Not only does Lona release often-challenging music, it also does so in a niche format: three-inch CDs, which constitute the bulk of the back catalogue and, of course, can't be played by most people. "I did it because I love seven-inch vinyl. I love small things," Leung says.
"I think that maybe a three-inch CD is not easy to play nowadays. It's the same thing with the cassette revival - people are releasing cassettes, but it's not easy to find a cassette player. But I love collecting things, and the audience are collectors. Friends always laugh at me: 'Why are you still releasing music that no one can listen to?' Because I like it - just as I like seven-inch vinyl more than 12-inch vinyl."
Leung spends two to three hours a day on label-related business. But even so, with such small pressings of such difficult music, Lona doesn't make money, and Leung pays for it by writing commercial music for film scores and TV ads.
Since 2005, he has also been a prolific event organiser, both of his own gigs and of those by overseas artists visiting Hong Kong. This, he says, can pose challenges of its own. "For an indie band when you're going to get maybe 100 people, it's easy to find a venue. But for electronic and experimental music, where there might be less than 50 people, it's not at all easy to find a venue - really. And it's getting worse. In Central, it's just impossible."
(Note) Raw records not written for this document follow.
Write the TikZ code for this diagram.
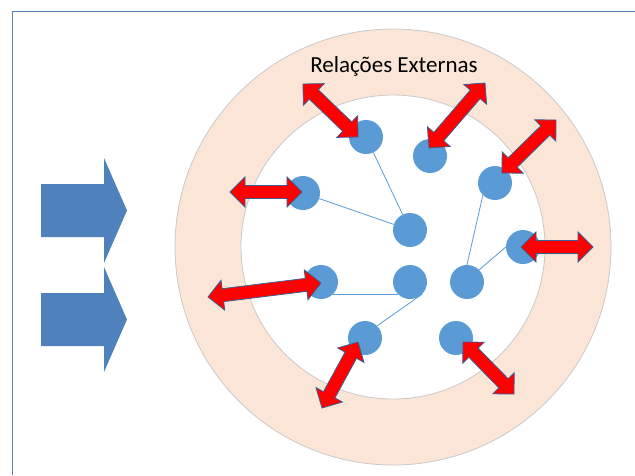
\documentclass[tikz,border=0pt]{standalone}
\usepackage{fontspec}
\setmainfont{Carlito}
\usetikzlibrary{calc}
\definecolor{anel}{HTML}{FBE5D6}
\definecolor{bordaanel}{HTML}{C9C9C9}
\definecolor{bolaazul}{HTML}{5B9BD5}
\definecolor{setaazul}{HTML}{4F81BD}
\definecolor{bordaseta}{HTML}{3C5F91}
\definecolor{moldura}{HTML}{5A82B8}
\tikzset{
  bola/.style={circle, fill=bolaazul, minimum size=34pt, inner sep=0pt},
  elo/.style={draw=bolaazul, line width=0.8pt},
  duplaseta/.style={fill=red, draw=bordaseta, line width=0.8pt, line join=miter},
}
% seta dupla vermelha entre dois pontos
\newcommand{\setadupla}[2]{%
  \draw[duplaseta] (#1) -- ($(#1)!15pt!(#2)!15pt!90:(#2)$) -- ($(#1)!15pt!(#2)!6.5pt!90:(#2)$)
    -- ($(#2)!15pt!(#1)!6.5pt!-90:(#1)$) -- ($(#2)!15pt!(#1)!15pt!-90:(#1)$) -- (#2)
    -- ($(#2)!15pt!(#1)!15pt!90:(#1)$) -- ($(#2)!15pt!(#1)!6.5pt!90:(#1)$)
    -- ($(#1)!15pt!(#2)!6.5pt!-90:(#2)$) -- ($(#1)!15pt!(#2)!15pt!-90:(#2)$) -- cycle;}

\begin{document}
\begin{tikzpicture}[x=1pt, y=-1pt]
            \useasboundingbox (0,0) rectangle (635,475);
            \draw[moldura, line width=1pt] (12,475) -- (12,11) -- (635,11);

            % setas azuis
            \foreach \y in {210.5, 319.5} {
                \fill[setaazul, shift={(0,\y)}] (41,-26.5) -- (104,-26.5) -- (104,-52.5) -- (127,0)
                    -- (104,52.5) -- (104,26.5) -- (41,26.5) -- cycle;
            }

            % anel
            \filldraw[fill=anel, draw=bordaanel, line width=0.8pt] (393,247) circle (218);
            \filldraw[fill=white, draw=bordaanel, line width=0.8pt] (393,247) circle (152);
            \node[anchor=base, font=\fontsize{23}{27}\selectfont] (rotulo) at (394,72) {Relações Externas};

            \foreach \n/\x/\y in {1/366/137, 2/430/156, 3/495/183, 4/303/193, 5/410/230, 6/523/247,
                                  7/321/282, 8/410/282, 9/467/282, 10/365/338, 11/456/338} {
                \node[bola] (c\n) at (\x,\y) {};
            }

            \draw[elo] (c1) -- (c5);
            \draw[elo] (c4) -- (c5);
            \draw[elo] (c7.south east) -- (c8.south west);
            \draw[elo] (c8.south east) -- (c10.north east);
            \draw[elo] (c3.south west) -- (c9.north);
            \draw[elo] (c6.west) -- (c9.north east);

            % pontas das setas vermelhas
            \foreach \n/\xo/\yo/\xi/\yi in {1/303/84/358/137, 2/485/83/429/148, 3/556/120/502/173,
                                            4/230/192/302/192, 5/593/247/521/247, 6/208/297/321/283,
                                            7/322/408/358/342, 8/514/394/463/342} {
                \coordinate (o\n) at (\xo,\yo);
                \coordinate (i\n) at (\xi,\yi);
            }
            \foreach \n in {1,...,8} {
                \setadupla{i\n}{o\n}
            }

        \end{tikzpicture}
\end{document}
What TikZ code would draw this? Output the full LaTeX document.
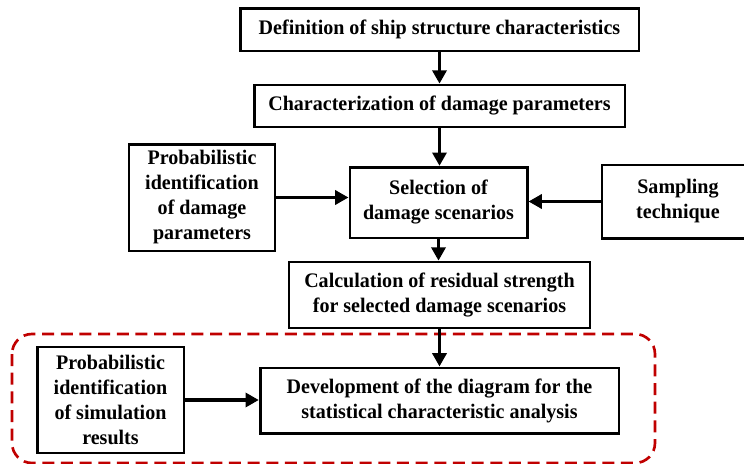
\documentclass[tikz,border=0pt]{standalone}
\usepackage{fontspec}
\setmainfont{Liberation Serif}[FakeStretch=0.97]
\usetikzlibrary{arrows.meta}
\usetikzlibrary{calc}
\usetikzlibrary{positioning}
\definecolor{frameRed}{RGB}{192,0,0}

\begin{document}
\begin{tikzpicture}[x=0.75pt,y=-0.75pt,
    stepbox/.style={draw,line width=2pt,align=center,inner sep=0pt,
      font=\bfseries\fontsize{15.5}{18.75}\selectfont},
    flow/.style={line width=2.9pt,-{Triangle[length=10pt,width=10.5pt]}}]
      \clip (0,0) rectangle (744,464);
      \draw[frameRed,line width=2pt,dash pattern=on 9pt off 5pt,rounded corners=15pt]
        (12,334) rectangle (655,463);
      \node[stepbox,minimum width=299pt,minimum height=32pt] (defChar) at (439.5,29.5) {Definition of ship structure characteristics};
      \node[stepbox,minimum width=278pt,minimum height=31.5pt] (dmgChar) at (439.5,106) {Characterization of damage parameters};
      \node[stepbox,minimum width=133pt,minimum height=53pt] (selScen) at (438.5,202.5) {Selection of\\damage scenarios};
      \node[stepbox,minimum width=109.5pt,minimum height=80pt] (probDmg) at (202,197.5) {Probabilistic\\identification\\of damage\\parameters};
      \node[stepbox,minimum width=114pt,minimum height=55pt] (sampTech) at (678,201.5) {Sampling\\technique};
      \node[stepbox,minimum width=225.75pt,minimum height=49.5pt] (calcRes) at (439.5,295) {Calculation of residual strength\\for selected damage scenarios};
      \node[stepbox,minimum width=269pt,minimum height=49pt] (devDiag) at (439.5,400.5) {Development of the diagram for the\\statistical characteristic analysis};
      \node[stepbox,minimum width=110pt,minimum height=79.5pt] (probSim) at (110.5,400) {Probabilistic\\identification\\of simulation\\results};
      \draw[flow] (defChar) -- (dmgChar);
      \draw[flow] (dmgChar) -- (dmgChar |- selScen.north);
      \draw[flow] (probDmg.east) -- (probDmg.east -| selScen.west);
      \draw[flow] (sampTech.west) -- (sampTech.west -| selScen.east);
      \draw[flow] (selScen.south) -- (selScen.south |- calcRes.north);
      \draw[flow] (calcRes.south) -- (calcRes.south |- devDiag.north);
      \draw[flow] (probSim.east) -- (probSim.east -| devDiag.west);
    \end{tikzpicture}
\end{document}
His favourite venue, he says, is underground gallery CIA in Kwai Hing, located close to his studio and Lona's headquarters, a factory unit in a Kwai Chung industrial estate. "I love this place. I think it's very different. You can imagine that the same piece would sound different every time you play it there."
Although putting on shows has become more difficult, at least making music - and getting people to listen to it - has been made easier by technology. "Experimental music started to spread from around 2000. Artists began to make music in home studios … Suddenly there was a lot of experimental work. Nowadays it's very easy to make music. Someone in a home studio can release something new every week. These people don't care about income; they just want to get their music out there. It's totally different from having a band, where you need a lot of time to practise, and a lot of expensive equipment."
It may be easy to make music, but popularising that music is a different story. Leung is too modest to put himself out there and promote his music heavily - and he's happy that way. "I just want to make music."